A Journey Through the Psalms of Ascents: Intro and Psalm 120
Psalms 120-134 are known as the Psalms of Ascents. They were sung by pilgrims as they were making their way to Jerusalem from whichever direction they came from. Since Jerusalem was set on a high elevation, these pilgrims ascended to their place of worship.
Of course, as with the rest of the Psalms (there are 150 of them combined), there is a mix of themes going on. In other words, within the Psalms of Ascents, there are Psalms of lament, psalms of thanksgiving, psalms of wisdom, psalms of celebration, psalms of confidence in the character and promises of God, and there are psalms of royalty.
What I find most interesting about the Psalms of Ascents is it’s parallel to the everyday Christian life. Psalm 120 is all about repentance, which is symbolic of the very first step to becoming a born-again believer. Psalm 134 is all about ‘arriving’ to Jerusalem, which is symbolic of the believer arriving to heaven after a lifetime of being molded into the imitation of Jesus. And then Psalm 121 through 133 is addresses all kinds of life experiences that every pilgrim experienced which is directly symbolic of the experiences that born-again believers will experience. This may be times of doubt, times of joy, times of confidence, times of lament, times of suffering, and so forth.
The Psalms of Ascents illustrates what the life of a Christian looks like.
Here, we’ll spend a few minutes on Psalm 120.
What jumps out at me is the very beginning of this Psalm which says, “In my distress I called to the Lord, and he answered me. Deliver me, O Lord, from lying lips, from a deceitful tongue.”
So, what’s happening here. What’s happening is that the person is in trouble, is distressed. The culture in which this person lives in is a culture of lies.

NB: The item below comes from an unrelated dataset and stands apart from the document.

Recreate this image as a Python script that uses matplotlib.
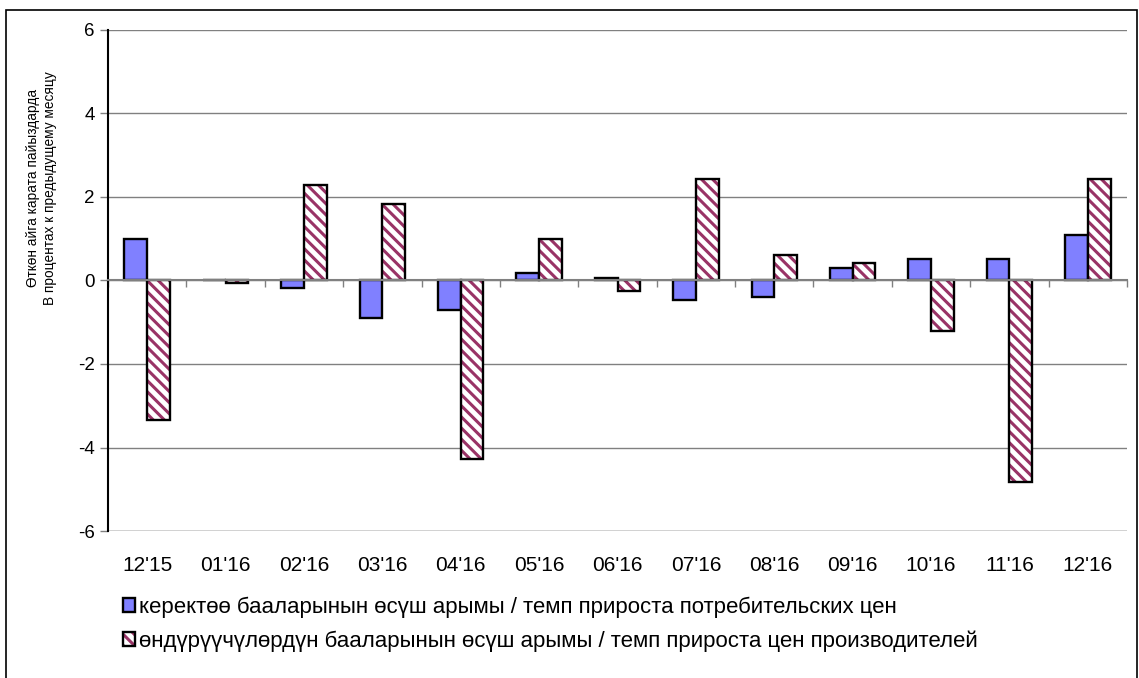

They are lies that are antithetical to the gospel; to the truths of God. At first, these lies may seem attractive, but then they betray you. They make promises to and about you that don’t deliver.
Perhaps culture says that there is no God. Perhaps it says that you can handle the messes of life without God. Perhaps it says that you are a good-for-nothing individual because of something you did years ago. Perhaps it says that you are good enough and there is no need for God. Perhaps it says that you are too bad for God to be able to do anything for you or want to do anything for you.
Some of these lies we’ve bought into and they’ve made us feel empty inside. Psalm 120 is all about turning away from those lies and running to the truths of God. It’s really about repentance. Repentance is a turning away from the lies that are said about us and the lies we create to make us look good and the lies we accepted.
Repentance is running the opposite direction of trying to do life all on our own; of believing that there is enough goodness in us to be alright. Repentance is refusing to be your own god and turning to the true God to be your Savior and Messiah.
But culture doesn’t want this for you. It wants you to be your own god; to pursue your own pleasures and individual freedom. If we accept this, we will never find peace for peace can only come from being made right with God and that can only happen once we are forgiven. Forgiveness comes when we repent.
Until we repent, life will be empty. It will be miserable. It will be a fleeting after that which is void. It’s futile.
So, this Psalm is about deliverance from the chains of culture’s lies. We can’t break those chains. Only God can. He is willing.
But, let’s understand something though. Being delivered from the lies of culture does not mean escaping culture. It means running to God who will, in turn, give you the strength, wisdom, and power to live as light in the midst of culture. We must never embrace or escape culture. We must always embrace it and we can’t do this when we’re not delivered; when we’ve not repented.
The million dollar question for you today is, “Have you repented?” or have you just been going through the motions with no regard to who truly has your heart? Have you just been a religious being or have you truly been born again? Until you’ve repented we cannot go on this journey of ascents. Until we come to terms with Psalm 120, we cannot go on to Psalm 121.